Ajoutons à cela que le principe d’une décision autonome fixant le délai de départ ( sur cette autonomie, voyez l’avis du Conseil d’Etat du 1er mars 2012 « M. C. », n° 355133, en son point 2),  qui selon les requérants procéderait de la loi du 16 juin,   précède  en réalité l’entrée en vigueur de cette norme interne, puisque ces décisions distinctes puisent en réalité  leur base légale directement dans les articles 7 et 8 de la directive « retour », dont, par circulaire n° NOR IOCV 1108038C du 23 mars 2011, le ministre de l’intérieur avait, à la suite de l’avis du CE du 21 mars 2011, tiré les conséquences de l’effet direct dans l’attente de la transposition finalement intervenue le 16 juin 2011 ( voyez, statuant sur cette circulaire, l’arrêt CE, 9 novembre 2011, n°348773, GISTI, aux Tables)

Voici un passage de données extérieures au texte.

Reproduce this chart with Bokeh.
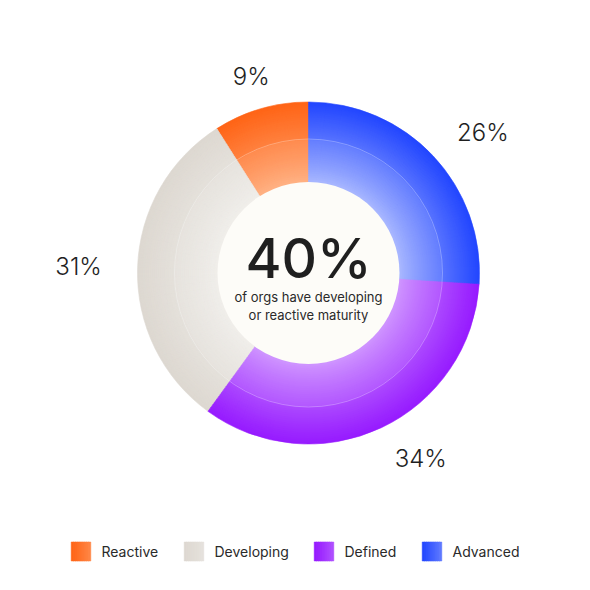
import numpy as np
from bokeh.plotting import figure
from bokeh.models import Range1d, ColumnDataSource
from bokeh.embed import file_html
from bokeh.resources import INLINE
from bokeh.core.properties import value

# ---- data ----
categories = ["Reactive", "Developing", "Defined", "Advanced"]
shares = [9, 31, 34, 26]
pct_labels = ["9%", "31%", "34%", "26%"]
center_value = "40%"
center_lines = ["of orgs have developing", "or reactive maturity"]

# ---- style ----
outer_cols = ["#ff6416", "#ddd8d1", "#961aff", "#2246ff"]
inner_cols = ["#ffab7a", "#efede9", "#cb8cff", "#a2b2ff"]
FONT = "Inter"
FONT_MED = "'Inter Medium', 'Inter SemiBold', Inter"
FONT_LIGHT = "'Inter Light', Inter"

def hex2rgb(h):
    h = h.lstrip("#")
    return np.array([int(h[i:i + 2], 16) for i in (0, 2, 4)], dtype=float)

def rgb2hex(c):
    c = np.clip(np.round(c), 0, 255).astype(int)
    return "#%02x%02x%02x" % tuple(c)

def mix(a, b, t):
    return a * (1 - t) + b * t

W = H = 574
p = figure(width=W, height=H, x_range=Range1d(0, 574), y_range=Range1d(16, 590),
           output_backend="svg", toolbar_location=None, min_border=0)
p.axis.visible = False
p.grid.visible = False
p.outline_line_color = None
p.background_fill_color = "#ffffff"
p.border_fill_color = "#ffffff"

cx, cy = 308, 590 - 272.5
r_in, r_mid, r_out = 91, 134, 171

# angles (anticlockwise from top, in legend order)
tot = float(sum(shares))
starts, ends = [], []
a = np.pi / 2
for s in shares:
    starts.append(a)
    a += 2 * np.pi * s / tot
    ends.append(a)

# gradient rings drawn as overlapping wedges from outside in
n = 40
xs, ys, rs, sa, ea, cols = [], [], [], [], [], []
white = np.array([255.0, 255.0, 255.0])
for k in range(n, 0, -1):
    r1 = r_in + (r_out - r_in) * k / n
    t = (k - 0.5) / n  # 0 inner -> 1 outer
    for i in range(len(shares)):
        c = mix(hex2rgb(inner_cols[i]), hex2rgb(outer_cols[i]), t ** 0.85)
        if r1 <= r_mid + 0.01:
            c = mix(c, white, 0.08)
        xs.append(cx); ys.append(cy); rs.append(r1)
        sa.append(starts[i]); ea.append(ends[i]); cols.append(rgb2hex(c))
src = ColumnDataSource(dict(x=xs, y=ys, r=rs, sa=sa, ea=ea, c=cols))
p.wedge(x="x", y="y", radius="r", start_angle="sa", end_angle="ea", direction="anticlock",
        fill_color="c", line_color="c", line_width=0.6, source=src)

# faint ring boundary
p.circle(x=[cx], y=[cy], radius=r_mid, fill_color=None, line_color="#ffffff",
         line_alpha=0.3, line_width=1)

# center disc
p.circle(x=[cx], y=[cy], radius=r_in, fill_color="#fdfcf8", line_color=None)

# center texts
p.text(x=[cx], y=[cy + 15], text=[center_value], text_font=value(FONT_MED),
       text_font_size="55px", text_font_style="normal", text_color="#1f1f1f",
       text_align="center", text_baseline="middle")
p.text(x=[cx, cx], y=[cy - 23.5, cy - 42], text=center_lines, text_font=value(FONT),
       text_font_size="13px", text_color="#2a2a2a", text_align="center",
       text_baseline="middle")

# percentage labels (outside, pushed horizontally away from the ring)
mids = [(s + e) / 2 for s, e in zip(starts, ends)]
lr = 205
lx, ly = [], []
for mdl in mids:
    cs = np.cos(mdl)
    push = 25 * np.sign(cs) if abs(cs) > 0.3 else 0
    lx.append(cx + lr * cs + push)
    ly.append(cy + lr * np.sin(mdl))
p.text(x=lx, y=ly, text=pct_labels, text_font=value(FONT_LIGHT), text_font_size="24px",
       text_color="#1f1f1f", text_align="center", text_baseline="middle")

# legend
leg_x = [71, 184, 314, 422]
leg_y = 590 - 551
sq = 19
m = 10
rx, ry, rcol = [], [], []
for i in range(len(categories)):
    for j in range(m):
        t = j / (m - 1)
        c = mix(hex2rgb(outer_cols[i]), hex2rgb(inner_cols[i]), 0.45 * t)
        rx.append(leg_x[i] + sq * (j + 0.5) / m)
        ry.append(leg_y)
        rcol.append(rgb2hex(c))
p.rect(x=rx, y=ry, width=sq / m + 0.6, height=sq, fill_color=rcol, line_color=rcol,
       line_width=0.5)
p.text(x=[x + sq + 11 for x in leg_x], y=[leg_y] * 4, text=categories,
       text_font=value(FONT), text_font_size="14px", text_color="#2a2a2a",
       text_align="left", text_baseline="middle")

open("out.html", "w").write(file_html(p, INLINE))
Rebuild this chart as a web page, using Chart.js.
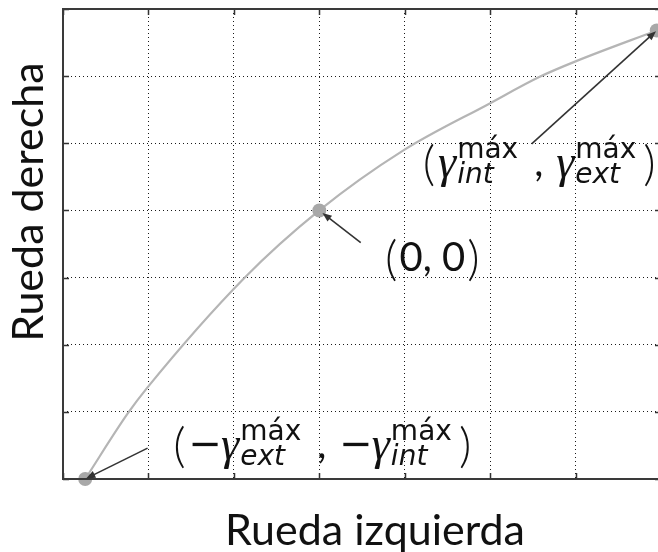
<!DOCTYPE html>
<html>
<head>
<meta charset="utf-8">
<script src="https://cdn.jsdelivr.net/npm/chart.js@4.4.1/dist/chart.umd.min.js"></script>
<style>
  html, body { margin: 0; padding: 0; background: #fff; overflow: hidden; }
  #wrap { width: 672px; height: 552px; }
</style>
</head>
<body>
<div id="wrap"><canvas id="chart" width="672" height="552"></canvas></div>
<script>
// curve between the two extreme states, passing through the rest state
const curveX = [0.26, 0.76, 0.98, 2.12, 3.0, 3.98, 4.99, 5.58, 6.0, 6.95];
const curveY = [0.0, 0.98, 1.35, 2.99, 4.0, 4.89, 5.59, 5.99, 6.22, 6.68];

// marked states: (-ext, -int), (0,0), (int, ext)
const markX = [0.26, 3.0, 6.95];
const markY = [0.0, 4.0, 6.68];

const xTicks = [0, 1, 2, 3, 4, 5, 6, 7];
const yTicks = [0, 1, 2, 3, 4, 5, 6, 7];

const xTitle = "Rueda izquierda";
const yTitle = "Rueda derecha";

// annotation text, where it sits and where its arrow starts
const notes = [
    { parts: [["\u2212", "ext"], ["\u2212", "int"]], at: [1.29, 0.32], from: [0.99, 0.46], mark: 0 },
    { text: "(0, 0)", at: [3.77, 3.10], from: [3.485, 3.52], mark: 1 },
    { parts: [["", "int"], ["", "ext"]], at: [4.21, 4.51], from: [5.486, 4.99], mark: 2 }
];

const FONT = '"Lato", "Open Sans", sans-serif';
const mainFont = `40px ${FONT}`;
const minusFont = `40px "DejaVu Sans", sans-serif`;
const parenFont = `300 48px ${FONT}`;
const gammaFont = `italic 46px "Liberation Serif", serif`;
const supFont = `28px "DejaVu Sans", sans-serif`;
const subFont = `italic 28px "DejaVu Sans", sans-serif`;

/* ---------- helpers ---------- */
function drawArrow(ctx, x1, y1, x2, y2, back) {
    const a = Math.atan2(y2 - y1, x2 - x1);
    x2 -= Math.cos(a) * back;
    y2 -= Math.sin(a) * back;
    ctx.beginPath();
    ctx.moveTo(x1, y1);
    ctx.lineTo(x2 - Math.cos(a) * 6, y2 - Math.sin(a) * 6);
    ctx.stroke();
    ctx.beginPath();
    ctx.moveTo(x2, y2);
    ctx.lineTo(x2 - Math.cos(a - 0.38) * 10, y2 - Math.sin(a - 0.38) * 10);
    ctx.lineTo(x2 - Math.cos(a + 0.38) * 10, y2 - Math.sin(a + 0.38) * 10);
    ctx.closePath();
    ctx.fill();
}

function drawCoord(ctx, x, y, parts) {
    ctx.font = parenFont;
    ctx.fillText("(", x, y + 4);
    x += ctx.measureText("(").width + 3;
    parts.forEach((p, i) => {
        if (i > 0) {
            ctx.font = mainFont;
            ctx.fillText(",", x + 9, y);
            x += 31;
        }
        if (p[0]) {
            ctx.font = minusFont;
            ctx.fillText(p[0], x, y - 1);
            x += ctx.measureText(p[0]).width - 1;
        }
        ctx.font = gammaFont;
        ctx.fillText("\u03b3", x, y + 1);
        x += ctx.measureText("\u03b3").width + 1;
        ctx.font = supFont;
        ctx.fillText("m\u00e1x", x, y - 18);
        const w1 = ctx.measureText("m\u00e1x").width;
        ctx.font = subFont;
        ctx.fillText(p[1], x, y + 7);
        const w2 = ctx.measureText(p[1]).width;
        x += Math.max(w1, w2) + 7;
    });
    ctx.font = parenFont;
    ctx.fillText(")", x, y + 4);
}

/* ---------- plugin: frame, inner ticks, titles, notes ---------- */
const decor = {
    id: "decor",
    afterDatasetsDraw(chart) {
        const { ctx, chartArea: ca, scales: { x, y } } = chart;
        ctx.save();

        // inward tick marks
        ctx.strokeStyle = "#333";
        ctx.lineWidth = 1.5;
        ctx.beginPath();
        xTicks.forEach(v => {
            const px = Math.round(x.getPixelForValue(v)) + 0.5;
            ctx.moveTo(px, ca.bottom); ctx.lineTo(px, ca.bottom - 6);
            ctx.moveTo(px, ca.top); ctx.lineTo(px, ca.top + 6);
        });
        yTicks.forEach(v => {
            const py = Math.round(y.getPixelForValue(v)) + 0.5;
            ctx.moveTo(ca.left, py); ctx.lineTo(ca.left + 6, py);
            ctx.moveTo(ca.right, py); ctx.lineTo(ca.right - 6, py);
        });
        ctx.stroke();

        // frame
        ctx.lineWidth = 2;
        ctx.strokeStyle = "#3a3a3a";
        ctx.strokeRect(ca.left, ca.top, ca.right - ca.left, ca.bottom - ca.top);

        // arrows
        ctx.strokeStyle = "#333";
        ctx.fillStyle = "#333";
        ctx.lineWidth = 1.6;
        notes.forEach(n => {
            const tx = x.getPixelForValue(markX[n.mark]);
            const ty = y.getPixelForValue(markY[n.mark]);
            drawArrow(ctx, x.getPixelForValue(n.from[0]), y.getPixelForValue(n.from[1]), tx, ty, n.mark === 1 ? 4 : 1);
        });

        // notes
        ctx.fillStyle = "#111";
        ctx.textAlign = "left";
        ctx.textBaseline = "alphabetic";
        notes.forEach(n => {
            const px = x.getPixelForValue(n.at[0]);
            const py = y.getPixelForValue(n.at[1]);
            if (n.text) {
                ctx.font = parenFont;
                ctx.fillText("(", px, py + 4);
                let cx = px + ctx.measureText("(").width + 2;
                ctx.font = mainFont;
                const inner = n.text.slice(1, -1);
                ctx.fillText(inner, cx, py);
                cx += ctx.measureText(inner).width + 2;
                ctx.font = parenFont;
                ctx.fillText(")", cx, py + 4);
            } else {
                drawCoord(ctx, px, py, n.parts);
            }
        });

        // axis titles
        ctx.font = `43px ${FONT}`;
        ctx.textAlign = "center";
        ctx.fillText(xTitle, (ca.left + ca.right) / 2 + 13, ca.bottom + 66);
        ctx.translate(ca.left - 20, (ca.top + ca.bottom) / 2 - 42);
        ctx.rotate(-Math.PI / 2);
        ctx.fillText(yTitle, 0, 0);
        ctx.restore();
    }
};

/* ---------- chart ---------- */
const gridOpts = { color: "#1a1a1a", lineWidth: 1, drawTicks: false };
const borderOpts = { display: false, dash: [1, 3] };

new Chart(document.getElementById("chart"), {
    type: "line",
    data: {
        datasets: [
            {
                data: curveX.map((v, i) => ({ x: v, y: curveY[i] })),
                borderColor: "#b5b5b5",
                borderWidth: 2.2,
                pointRadius: 0,
                cubicInterpolationMode: "monotone",
                fill: false,
                clip: false,
                order: 2
            },
            {
                type: "scatter",
                data: markX.map((v, i) => ({ x: v, y: markY[i] })),
                backgroundColor: "#a8a8a8",
                borderWidth: 0,
                pointRadius: 7,
                clip: false,
                order: 1
            }
        ]
    },
    options: {
        responsive: false,
        animation: false,
        devicePixelRatio: 1,
        layout: { padding: { left: 63, right: 11, top: 9, bottom: 73 } },
        plugins: { legend: { display: false }, tooltip: { enabled: false } },
        scales: {
            x: {
                type: "linear", min: 0, max: 7,
                ticks: { display: false, stepSize: 1 },
                grid: gridOpts, border: borderOpts
            },
            y: {
                type: "linear", min: 0, max: 7,
                ticks: { display: false, stepSize: 1 },
                grid: gridOpts, border: borderOpts
            }
        }
    },
    plugins: [decor]
});
</script>
</body>
</html>
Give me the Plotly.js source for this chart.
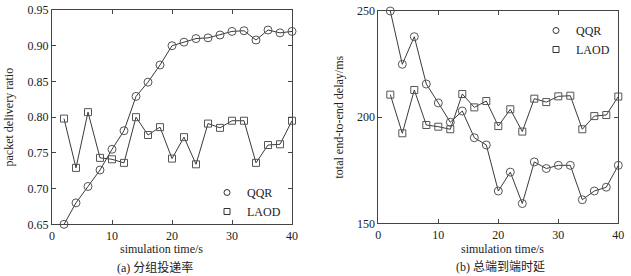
<!DOCTYPE html>
<html>
<head>
<meta charset="utf-8">
<script src="https://cdn.plot.ly/plotly-3.0.1.min.js"></script>
<style>html,body{margin:0;padding:0;background:#fff;}#chart{width:631px;height:276px;}</style>
</head>
<body>
<div id="chart"></div>
<script>
const timeS = [2,4,6,8,10,12,14,16,18,20,22,24,26,28,30,32,34,36,38,40];
const pdrQQR = [0.650,0.680,0.703,0.726,0.755,0.781,0.829,0.849,0.873,0.900,0.905,0.910,0.911,0.915,0.920,0.921,0.908,0.922,0.918,0.920];
const pdrLAOD = [0.798,0.729,0.807,0.743,0.741,0.736,0.800,0.775,0.786,0.742,0.772,0.734,0.791,0.785,0.795,0.795,0.736,0.761,0.762,0.795];
const delayQQR = [250,224.9,237.9,215.6,206.7,197.6,202.9,190.3,186.9,165.2,174.1,159.3,178.9,175.8,177.3,177.3,161.1,165.2,167.0,177.3];
const delayLAOD = [210.6,192.4,212.8,196.3,195.5,194.3,210.9,204.6,207.6,195.8,203.7,193.2,208.7,207.1,209.8,210.1,194.3,200.5,201.0,209.7];
const seriesNames = ['QQR','LAOD'];
const xTitle = 'simulation time/s';
const yTitleA = 'packet delivery ratio';
const yTitleB = 'total end-to-end delay/ms';
const captionA = '(a) 分组投递率';
const captionB = '(b) 总端到端时延';

const FONT = 'Liberation Serif, Times New Roman, Noto Sans CJK SC, serif';
const lineC = '#3a3a3a';
const markC = '#555';

function tr(x, y, sym, xa, ya) {
  return {x: x, y: y, xaxis: xa, yaxis: ya, mode: 'lines+markers', showlegend: false, cliponaxis: false,
    line: {color: lineC, width: 1},
    marker: {symbol: sym, size: sym.indexOf('circle') === 0 ? 8 : 7, color: markC, line: {color: markC, width: 1}}};
}
function leg(name, sym, lg) {
  return {x: [null], y: [null], mode: 'markers', name: name, legend: lg,
    marker: {symbol: sym, size: 6, color: '#333', line: {color: '#333', width: 1}}};
}

const data = [
  tr(timeS, pdrQQR, 'circle-open', 'x', 'y'),
  tr(timeS, pdrLAOD, 'square-open', 'x', 'y'),
  tr(timeS, delayQQR, 'circle-open', 'x2', 'y2'),
  tr(timeS, delayLAOD, 'square-open', 'x2', 'y2'),
  leg(seriesNames[0], 'circle-open', 'legend'),
  leg(seriesNames[1], 'square-open', 'legend'),
  Object.assign(leg(seriesNames[0], 'circle-open', 'legend2'), {xaxis: 'x2', yaxis: 'y2'}),
  Object.assign(leg(seriesNames[1], 'square-open', 'legend2'), {xaxis: 'x2', yaxis: 'y2'})
];

const axBase = {showgrid: false, zeroline: false, showline: true, linecolor: '#444', linewidth: 1,
  mirror: 'ticks', ticks: 'inside', ticklen: 4, tickcolor: '#444',
  tickfont: {family: FONT, size: 12, color: '#222'}};

const tfont = {family: FONT, size: 12, color: '#222'};

const layout = {
  width: 631, height: 276,
  margin: {l: 0, r: 0, t: 0, b: 0},
  paper_bgcolor: '#fff', plot_bgcolor: '#fff',
  font: tfont,
  xaxis: Object.assign({}, axBase, {domain: [52/631, 292/631], range: [0, 40], dtick: 10, anchor: 'y'}),
  yaxis: Object.assign({}, axBase, {domain: [1-224.3/276, 1-10/276], range: [0.65, 0.95], dtick: 0.05, tickformat: '.2f', anchor: 'x',
    title: {text: yTitleA, font: tfont, standoff: 11}}),
  xaxis2: Object.assign({}, axBase, {domain: [378.3/631, 618.3/631], range: [0, 40], dtick: 10, anchor: 'y2'}),
  yaxis2: Object.assign({}, axBase, {domain: [1-223.3/276, 1-11/276], range: [150, 250], dtick: 50, anchor: 'x2',
    title: {text: yTitleB, font: tfont, standoff: 10}}),
  legend: {x: 207/631, y: 1-178/276, xanchor: 'left', yanchor: 'top', bgcolor: 'rgba(0,0,0,0)',
    font: {family: FONT, size: 12, color: '#222'}, itemwidth: 30, tracegroupgap: 0},
  legend2: {x: 536/631, y: 1-16/276, xanchor: 'left', yanchor: 'top', bgcolor: 'rgba(0,0,0,0)',
    font: {family: FONT, size: 12, color: '#222'}, itemwidth: 30, tracegroupgap: 0},
  annotations: [
    {text: xTitle, xref: 'paper', yref: 'paper', x: 161/631, y: 1-249/276, xanchor: 'center', yanchor: 'middle', showarrow: false, font: tfont},
    {text: xTitle, xref: 'paper', yref: 'paper', x: 502/631, y: 1-249/276, xanchor: 'center', yanchor: 'middle', showarrow: false, font: tfont},
    {text: captionA, xref: 'paper', yref: 'paper', x: 155/631, y: 1-267/276, xanchor: 'center', yanchor: 'middle', showarrow: false, font: tfont},
    {text: captionB, xref: 'paper', yref: 'paper', x: 500/631, y: 1-267/276, xanchor: 'center', yanchor: 'middle', showarrow: false, font: tfont}
  ]
};

Plotly.newPlot('chart', data, layout, {displayModeBar: false, staticPlot: true});
</script>
</body>
</html>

Nous pensons donc que, quand bien même le préfet de la Savoie n’a pas attendu la promulgation de la loi du 16 juin 2011, ni a fortiori son entrée en vigueur, il pouvait malgré tout prendre le 6 juin 2011 un arrêté déléguant sa signature en matière de RAF et OQTF, règlement conférant une habilitation juridique suffisante pour investir légalement Mme Sylvie C., directrice de la réglementation,  de la compétence pour signer ces mesures d’éloignement, y compris sous l’empire des dispositions nouvelles du CESEDA.

Ajoutons cependant que nous serions plus réservés s’agissant d’autres types de décisions, sans équivalent auparavant, telles que les interdictions de retour prévues au troisième alinéa du III du même article, et constituant à nos yeux une compétence nouvelle du préfet.

Mais ce type de décision n’est pas en litige au cas d’espèce…

Aussi, nous vous invitons donc à écarter ce moyen de la requête.

(…) Par ces motifs, nous conclusions au rejet de ces deux requêtes.